A: I like your point about the editing out the slow parts, because there definitely were some once the Tributes get into the arena, but I still felt they could have cut some more parts out. Once the film shifted to the actual Games, it slowed down a bit for me. That's really my one big complaint for this film - that the film was better in pace and storytelling before the Games actually began.

Katniss being led to her starting point in the arena just prior to the Games

I did appreciate that the film was relatively brutal in the teenager-on-teenager violence. Because of it's PG-13 rating I was bummed they couldn't show the violence as much as you get the picture in your head when reading the book, but they way they edited the film and insinuated the violence was very good.

Ok, before we wrap up our review (which is a little long, and we apologize), what were your favorite and least favorite parts of this adaptation?

S: My favorite adaptation would have to be the citizens of The Capitol. They looked exactly like I though they would! It looked like so much fun with all of the colors. 

I didn't really have a least favorite adaptation but I will have to say that it bothered me slightly how close to the books this movie was, and I think that points more toward the editing. I would have to agree with you, Andrew, that it was a little slow in parts.

But what about your favorite or least favorite adaptations?

This is exactly how we imagine The Reaping would look like!

A: My favorite part of the adaptation is that the film just LOOKED exactly how I imagined it in my head. The Capitol, Katniss' home of District 12, the arena, everything. Same with most of the costumes, all of it was great.

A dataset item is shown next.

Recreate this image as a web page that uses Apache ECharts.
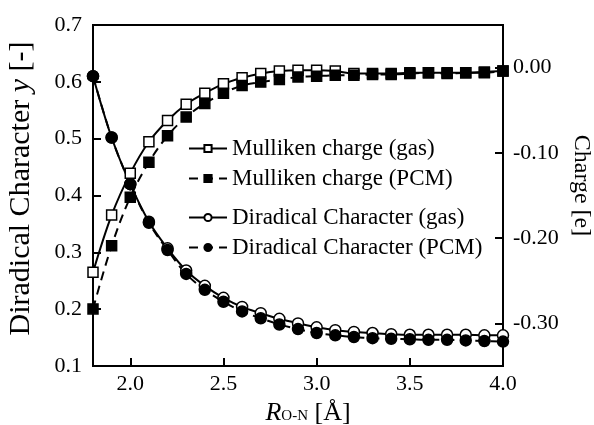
<!DOCTYPE html>
<html>
<head>
<meta charset="utf-8">
<script src="https://cdn.jsdelivr.net/npm/echarts@6/dist/echarts.min.js"></script>
<style>
    html, body { margin: 0; padding: 0; background: #fff; }
    #chart { width: 594px; height: 425px; }
</style>
</head>
<body>
<div id="chart"></div>
<script>
// R(O-N) distances
var distances = [1.8, 1.9, 2.0, 2.1, 2.2, 2.3, 2.4, 2.5, 2.6, 2.7, 2.8, 2.9,
    3.0, 3.1, 3.2, 3.3, 3.4, 3.5, 3.6, 3.7, 3.8, 3.9, 4.0];

// Mulliken charge [e], right axis
var mullikenGas = [-0.240, -0.173, -0.124, -0.087, -0.062, -0.043, -0.030, -0.019, -0.012, -0.007, -0.004, -0.003,
    -0.003, -0.004, -0.007, -0.007, -0.007, -0.006, -0.006, -0.006, -0.006, -0.005, -0.004];
var mullikenPcm = [-0.283, -0.209, -0.152, -0.111, -0.080, -0.058, -0.042, -0.030, -0.021, -0.017, -0.014, -0.011,
    -0.010, -0.009, -0.009, -0.008, -0.008, -0.007, -0.006, -0.007, -0.006, -0.006, -0.004];

// diradical character y, left axis
var diradicalGas = [0.610, 0.502, 0.420, 0.354, 0.307, 0.268, 0.241, 0.220, 0.204, 0.193, 0.183, 0.175,
    0.168, 0.163, 0.160, 0.158, 0.156, 0.155, 0.155, 0.155, 0.155, 0.154, 0.154];
var diradicalPcm = [0.610, 0.502, 0.420, 0.352, 0.304, 0.262, 0.234, 0.213, 0.196, 0.184, 0.173, 0.165,
    0.158, 0.154, 0.151, 0.149, 0.148, 0.147, 0.146, 0.146, 0.145, 0.144, 0.143];

var xTicks = [2.0, 2.5, 3.0, 3.5, 4.0];
var chargeTicks = [-0.30, -0.20, -0.10, 0.00];

var FONT = 'Liberation Serif';

function pairs(ys) {
    return distances.map(function (x, i) { return [x, ys[i]]; });
}

function makeSeries(name, ys, axis, symbol, filled, dashed) {
    return {
        name: name,
        type: 'line',
        yAxisIndex: axis,
        data: pairs(ys),
        smooth: 0.35,
        symbol: symbol,
        symbolSize: symbol === 'circle' ? 11 : 10,
        showAllSymbol: true,
        lineStyle: { color: '#000', width: 2, type: dashed ? [9, 6] : 'solid' },
        itemStyle: { color: filled ? '#000' : '#fff', borderColor: '#000', borderWidth: 1.5 },
        emphasis: { disabled: true },
        animation: false
    };
}

var tickStyle = { show: true, inside: true, length: 8, lineStyle: { color: '#000', width: 2 } };
var labelFont = { fontFamily: FONT, fontSize: 22, color: '#000' };
var legendText = { fontFamily: FONT, fontSize: 23, color: '#000' };

var chart = echarts.init(document.getElementById('chart'));
chart.setOption({
    backgroundColor: '#fff',
    animation: false,
    grid: {
        left: 93, right: 91, top: 25, bottom: 59,
        containLabel: false,
        outerBoundsMode: 'none',
        show: true, borderColor: '#000', borderWidth: 2
    },
    legend: [{
        data: ['Mulliken charge (gas)', 'Mulliken charge (PCM)'],
        orient: 'vertical',
        left: 183, top: 132,
        itemWidth: 38, itemHeight: 9, itemGap: 7,
        textStyle: legendText
    }, {
        data: ['Diradical Character (gas)', 'Diradical Character (PCM)'],
        orient: 'vertical',
        left: 183, top: 201,
        itemWidth: 38, itemHeight: 9, itemGap: 7,
        textStyle: legendText
    }],
    xAxis: {
        type: 'value',
        min: 1.8, max: 4.0,
        splitLine: { show: false },
        axisLine: { onZero: false, lineStyle: { color: '#000', width: 2 } },
        axisTick: Object.assign({ customValues: xTicks }, tickStyle),
        axisLabel: Object.assign({
            customValues: xTicks, margin: 7,
            formatter: function (v) { return v.toFixed(1); }
        }, labelFont),
        name: '{r|R}{s|O-N}{n| [Å]}',
        nameLocation: 'middle',
        nameGap: 26,
        nameTextStyle: {
            padding: [0, 0, 0, 20],
            rich: {
                r: { fontFamily: FONT, fontSize: 26, fontStyle: 'italic', color: '#000' },
                s: { fontFamily: FONT, fontSize: 15, color: '#000', padding: [6, 0, 0, 0] },
                n: { fontFamily: FONT, fontSize: 26, color: '#000' }
            }
        }
    },
    yAxis: [{
        type: 'value',
        min: 0.1, max: 0.7, interval: 0.1,
        splitLine: { show: false },
        axisLine: { onZero: false, lineStyle: { color: '#000', width: 2 } },
        axisTick: tickStyle,
        axisLabel: Object.assign({
            margin: 11,
            formatter: function (v) { return v.toFixed(1); }
        }, labelFont),
        name: '{n|Diradical Character }{i|y}{n| [-]}',
        nameLocation: 'middle',
        nameGap: 57,
        nameTextStyle: {
            padding: [0, 0, 0, 14],
            rich: {
                n: { fontFamily: FONT, fontSize: 30, color: '#000' },
                i: { fontFamily: FONT, fontSize: 30, fontStyle: 'italic', color: '#000' }
            }
        }
    }, {
        type: 'value',
        position: 'right',
        min: -0.35, max: 0.05,
        splitLine: { show: false },
        axisLine: { show: true, onZero: false, lineStyle: { color: '#000', width: 2 } },
        axisTick: Object.assign({ customValues: chargeTicks }, tickStyle),
        axisLabel: Object.assign({
            customValues: chargeTicks, margin: 10,
            formatter: function (v) { return v.toFixed(2); }
        }, labelFont),
        name: 'Charge [e]',
        nameLocation: 'middle',
        nameRotate: -90,
        nameGap: 65,
        nameTextStyle: { fontFamily: FONT, fontSize: 24, color: '#000', padding: [0, 20, 0, 0] }
    }],
    series: [
        makeSeries('Mulliken charge (gas)', mullikenGas, 1, 'rect', false, false),
        makeSeries('Mulliken charge (PCM)', mullikenPcm, 1, 'rect', true, true),
        makeSeries('Diradical Character (gas)', diradicalGas, 0, 'circle', false, false),
        makeSeries('Diradical Character (PCM)', diradicalPcm, 0, 'circle', true, true)
    ]
});
</script>
</body>
</html>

My least favorite part of the adaptation is something we touched on earlier with Haymitch - that he needed to be tougher on Katniss, along with how little there was of Lenny Kravitz's Cinna. I feel he was more important than they gave him screen time for in this film. I hope they change give him more for Catching Fire. (Editor's note: after a $155 million opening weekend, the only bigger guarantees than Catching Fire being made are death and taxes.)

I also want to note here that I disagree with any reviews I’ve read about how the film doesn’t delve into the disgusting nature of The Capitol rounding up kids from each district and having them kill each other for entertainment. I thought they did a great job showing that, even from the very first scene of the film. But I digress.

Ok! All of that said, what is our final word on The Hunger Games?

S: Oh, well if you want to remain in the loop of life, you must see this one in the theatres!